start

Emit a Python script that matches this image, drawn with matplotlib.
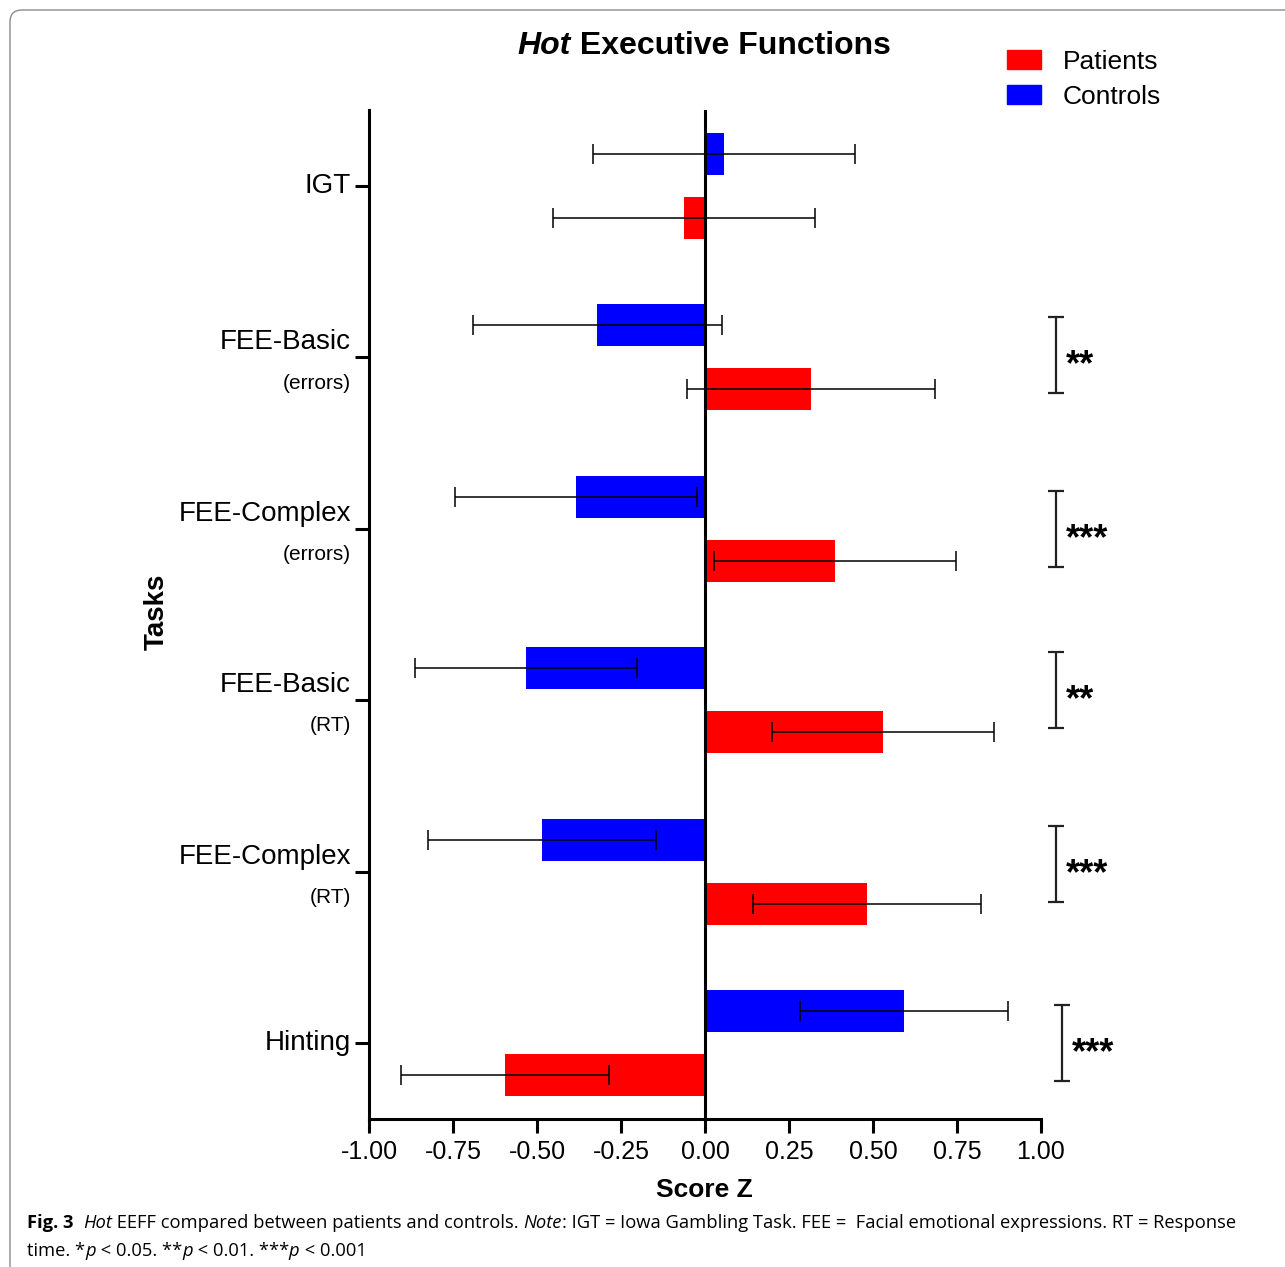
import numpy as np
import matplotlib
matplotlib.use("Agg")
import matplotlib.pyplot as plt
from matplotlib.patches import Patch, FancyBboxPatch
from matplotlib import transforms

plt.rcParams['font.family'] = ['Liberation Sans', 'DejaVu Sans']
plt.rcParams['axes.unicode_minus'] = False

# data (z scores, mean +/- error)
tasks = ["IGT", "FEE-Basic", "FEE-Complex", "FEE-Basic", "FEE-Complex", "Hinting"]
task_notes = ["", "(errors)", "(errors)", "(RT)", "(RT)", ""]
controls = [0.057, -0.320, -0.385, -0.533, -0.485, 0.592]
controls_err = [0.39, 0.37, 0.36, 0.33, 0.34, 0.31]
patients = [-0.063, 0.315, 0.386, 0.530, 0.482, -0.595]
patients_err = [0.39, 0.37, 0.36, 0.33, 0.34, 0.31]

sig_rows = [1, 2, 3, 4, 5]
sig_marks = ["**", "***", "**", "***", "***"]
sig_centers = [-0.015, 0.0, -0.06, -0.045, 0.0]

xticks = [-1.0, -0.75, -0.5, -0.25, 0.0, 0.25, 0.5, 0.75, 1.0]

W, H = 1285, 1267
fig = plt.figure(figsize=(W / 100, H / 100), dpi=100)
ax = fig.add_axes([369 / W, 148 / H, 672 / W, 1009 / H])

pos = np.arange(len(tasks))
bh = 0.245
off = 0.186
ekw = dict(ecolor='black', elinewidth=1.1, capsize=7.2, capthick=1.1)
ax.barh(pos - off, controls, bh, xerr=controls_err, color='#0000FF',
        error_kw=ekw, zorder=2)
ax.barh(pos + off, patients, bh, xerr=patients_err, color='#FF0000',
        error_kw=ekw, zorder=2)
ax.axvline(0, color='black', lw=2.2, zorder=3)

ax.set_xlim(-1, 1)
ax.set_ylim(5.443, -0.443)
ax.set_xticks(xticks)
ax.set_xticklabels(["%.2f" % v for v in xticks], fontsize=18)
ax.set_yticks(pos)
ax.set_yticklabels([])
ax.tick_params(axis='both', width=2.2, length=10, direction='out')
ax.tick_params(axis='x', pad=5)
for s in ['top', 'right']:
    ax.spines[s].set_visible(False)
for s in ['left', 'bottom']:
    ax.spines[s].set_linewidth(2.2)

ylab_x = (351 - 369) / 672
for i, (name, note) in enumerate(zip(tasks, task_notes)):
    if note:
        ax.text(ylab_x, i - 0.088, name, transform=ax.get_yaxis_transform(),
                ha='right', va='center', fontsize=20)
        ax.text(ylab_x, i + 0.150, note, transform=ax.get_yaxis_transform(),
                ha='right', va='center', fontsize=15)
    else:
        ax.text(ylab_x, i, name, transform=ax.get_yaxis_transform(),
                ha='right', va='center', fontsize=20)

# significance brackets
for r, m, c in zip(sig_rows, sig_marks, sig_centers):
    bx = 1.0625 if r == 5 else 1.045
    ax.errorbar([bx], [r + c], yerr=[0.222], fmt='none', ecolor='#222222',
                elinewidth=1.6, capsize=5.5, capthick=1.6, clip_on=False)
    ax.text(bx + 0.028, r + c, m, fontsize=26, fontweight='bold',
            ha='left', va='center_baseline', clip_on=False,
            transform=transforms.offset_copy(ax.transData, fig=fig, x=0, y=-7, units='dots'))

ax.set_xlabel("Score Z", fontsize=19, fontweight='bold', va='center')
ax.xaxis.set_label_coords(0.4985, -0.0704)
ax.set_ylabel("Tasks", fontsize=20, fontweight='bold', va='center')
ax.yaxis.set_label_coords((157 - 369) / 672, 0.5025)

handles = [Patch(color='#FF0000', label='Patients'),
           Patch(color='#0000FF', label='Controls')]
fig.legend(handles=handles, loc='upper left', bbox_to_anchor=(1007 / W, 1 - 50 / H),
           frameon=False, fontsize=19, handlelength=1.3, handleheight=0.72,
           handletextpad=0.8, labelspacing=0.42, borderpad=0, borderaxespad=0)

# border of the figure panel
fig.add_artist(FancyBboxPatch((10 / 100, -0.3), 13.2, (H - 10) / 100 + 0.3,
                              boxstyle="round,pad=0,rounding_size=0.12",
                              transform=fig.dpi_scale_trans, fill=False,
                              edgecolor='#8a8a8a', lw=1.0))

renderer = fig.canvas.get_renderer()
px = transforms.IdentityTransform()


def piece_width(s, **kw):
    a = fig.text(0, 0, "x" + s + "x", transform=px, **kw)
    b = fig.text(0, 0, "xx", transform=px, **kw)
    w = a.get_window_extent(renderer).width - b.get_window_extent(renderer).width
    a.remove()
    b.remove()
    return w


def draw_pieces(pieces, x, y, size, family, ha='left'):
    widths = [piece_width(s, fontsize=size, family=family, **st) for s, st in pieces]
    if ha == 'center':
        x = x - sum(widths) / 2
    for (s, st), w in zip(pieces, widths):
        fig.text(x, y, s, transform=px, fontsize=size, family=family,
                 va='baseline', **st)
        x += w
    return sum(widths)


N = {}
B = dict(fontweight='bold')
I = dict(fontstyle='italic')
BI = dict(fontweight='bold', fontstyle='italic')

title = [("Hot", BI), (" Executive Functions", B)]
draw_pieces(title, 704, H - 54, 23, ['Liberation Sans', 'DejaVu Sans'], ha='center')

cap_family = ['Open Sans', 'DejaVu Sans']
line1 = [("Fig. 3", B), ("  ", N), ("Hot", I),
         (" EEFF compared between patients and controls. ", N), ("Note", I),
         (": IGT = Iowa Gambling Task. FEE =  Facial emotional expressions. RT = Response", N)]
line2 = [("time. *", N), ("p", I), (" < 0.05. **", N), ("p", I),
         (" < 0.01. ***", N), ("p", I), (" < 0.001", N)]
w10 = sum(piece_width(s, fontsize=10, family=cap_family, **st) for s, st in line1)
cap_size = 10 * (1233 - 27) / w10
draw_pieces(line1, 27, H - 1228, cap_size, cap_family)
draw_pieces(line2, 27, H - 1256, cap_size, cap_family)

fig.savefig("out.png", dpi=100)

end

SHORT PROBLEM
Reproduce the data word for word, excluding its pictures.

COMPLETED EXERCISE
Emit a Python script that matches this image, drawn with matplotlib.
import numpy as np
import matplotlib
matplotlib.use("Agg")
import matplotlib.pyplot as plt
from matplotlib.patches import Patch, FancyBboxPatch
from matplotlib import transforms

plt.rcParams['font.family'] = ['Liberation Sans', 'DejaVu Sans']
plt.rcParams['axes.unicode_minus'] = False

# data (z scores, mean +/- error)
tasks = ["IGT", "FEE-Basic", "FEE-Complex", "FEE-Basic", "FEE-Complex", "Hinting"]
task_notes = ["", "(errors)", "(errors)", "(RT)", "(RT)", ""]
controls = [0.057, -0.320, -0.385, -0.533, -0.485, 0.592]
controls_err = [0.39, 0.37, 0.36, 0.33, 0.34, 0.31]
patients = [-0.063, 0.315, 0.386, 0.530, 0.482, -0.595]
patients_err = [0.39, 0.37, 0.36, 0.33, 0.34, 0.31]

sig_rows = [1, 2, 3, 4, 5]
sig_marks = ["**", "***", "**", "***", "***"]
sig_centers = [-0.015, 0.0, -0.06, -0.045, 0.0]

xticks = [-1.0, -0.75, -0.5, -0.25, 0.0, 0.25, 0.5, 0.75, 1.0]

W, H = 1285, 1267
fig = plt.figure(figsize=(W / 100, H / 100), dpi=100)
ax = fig.add_axes([369 / W, 148 / H, 672 / W, 1009 / H])

pos = np.arange(len(tasks))
bh = 0.245
off = 0.186
ekw = dict(ecolor='black', elinewidth=1.1, capsize=7.2, capthick=1.1)
ax.barh(pos - off, controls, bh, xerr=controls_err, color='#0000FF',
        error_kw=ekw, zorder=2)
ax.barh(pos + off, patients, bh, xerr=patients_err, color='#FF0000',
        error_kw=ekw, zorder=2)
ax.axvline(0, color='black', lw=2.2, zorder=3)

ax.set_xlim(-1, 1)
ax.set_ylim(5.443, -0.443)
ax.set_xticks(xticks)
ax.set_xticklabels(["%.2f" % v for v in xticks], fontsize=18)
ax.set_yticks(pos)
ax.set_yticklabels([])
ax.tick_params(axis='both', width=2.2, length=10, direction='out')
ax.tick_params(axis='x', pad=5)
for s in ['top', 'right']:
    ax.spines[s].set_visible(False)
for s in ['left', 'bottom']:
    ax.spines[s].set_linewidth(2.2)

ylab_x = (351 - 369) / 672
for i, (name, note) in enumerate(zip(tasks, task_notes)):
    if note:
        ax.text(ylab_x, i - 0.088, name, transform=ax.get_yaxis_transform(),
                ha='right', va='center', fontsize=20)
        ax.text(ylab_x, i + 0.150, note, transform=ax.get_yaxis_transform(),
                ha='right', va='center', fontsize=15)
    else:
        ax.text(ylab_x, i, name, transform=ax.get_yaxis_transform(),
                ha='right', va='center', fontsize=20)

# significance brackets
for r, m, c in zip(sig_rows, sig_marks, sig_centers):
    bx = 1.0625 if r == 5 else 1.045
    ax.errorbar([bx], [r + c], yerr=[0.222], fmt='none', ecolor='#222222',
                elinewidth=1.6, capsize=5.5, capthick=1.6, clip_on=False)
    ax.text(bx + 0.028, r + c, m, fontsize=26, fontweight='bold',
            ha='left', va='center_baseline', clip_on=False,
            transform=transforms.offset_copy(ax.transData, fig=fig, x=0, y=-7, units='dots'))

ax.set_xlabel("Score Z", fontsize=19, fontweight='bold', va='center')
ax.xaxis.set_label_coords(0.4985, -0.0704)
ax.set_ylabel("Tasks", fontsize=20, fontweight='bold', va='center')
ax.yaxis.set_label_coords((157 - 369) / 672, 0.5025)

handles = [Patch(color='#FF0000', label='Patients'),
           Patch(color='#0000FF', label='Controls')]
fig.legend(handles=handles, loc='upper left', bbox_to_anchor=(1007 / W, 1 - 50 / H),
           frameon=False, fontsize=19, handlelength=1.3, handleheight=0.72,
           handletextpad=0.8, labelspacing=0.42, borderpad=0, borderaxespad=0)

# border of the figure panel
fig.add_artist(FancyBboxPatch((10 / 100, -0.3), 13.2, (H - 10) / 100 + 0.3,
                              boxstyle="round,pad=0,rounding_size=0.12",
                              transform=fig.dpi_scale_trans, fill=False,
                              edgecolor='#8a8a8a', lw=1.0))

renderer = fig.canvas.get_renderer()
px = transforms.IdentityTransform()


def piece_width(s, **kw):
    a = fig.text(0, 0, "x" + s + "x", transform=px, **kw)
    b = fig.text(0, 0, "xx", transform=px, **kw)
    w = a.get_window_extent(renderer).width - b.get_window_extent(renderer).width
    a.remove()
    b.remove()
    return w


def draw_pieces(pieces, x, y, size, family, ha='left'):
    widths = [piece_width(s, fontsize=size, family=family, **st) for s, st in pieces]
    if ha == 'center':
        x = x - sum(widths) / 2
    for (s, st), w in zip(pieces, widths):
        fig.text(x, y, s, transform=px, fontsize=size, family=family,
                 va='baseline', **st)
        x += w
    return sum(widths)


N = {}
B = dict(fontweight='bold')
I = dict(fontstyle='italic')
BI = dict(fontweight='bold', fontstyle='italic')

title = [("Hot", BI), (" Executive Functions", B)]
draw_pieces(title, 704, H - 54, 23, ['Liberation Sans', 'DejaVu Sans'], ha='center')

cap_family = ['Open Sans', 'DejaVu Sans']
line1 = [("Fig. 3", B), ("  ", N), ("Hot", I),
         (" EEFF compared between patients and controls. ", N), ("Note", I),
         (": IGT = Iowa Gambling Task. FEE =  Facial emotional expressions. RT = Response", N)]
line2 = [("time. *", N), ("p", I), (" < 0.05. **", N), ("p", I),
         (" < 0.01. ***", N), ("p", I), (" < 0.001", N)]
w10 = sum(piece_width(s, fontsize=10, family=cap_family, **st) for s, st in line1)
cap_size = 10 * (1233 - 27) / w10
draw_pieces(line1, 27, H - 1228, cap_size, cap_family)
draw_pieces(line2, 27, H - 1256, cap_size, cap_family)

fig.savefig("out.png", dpi=100)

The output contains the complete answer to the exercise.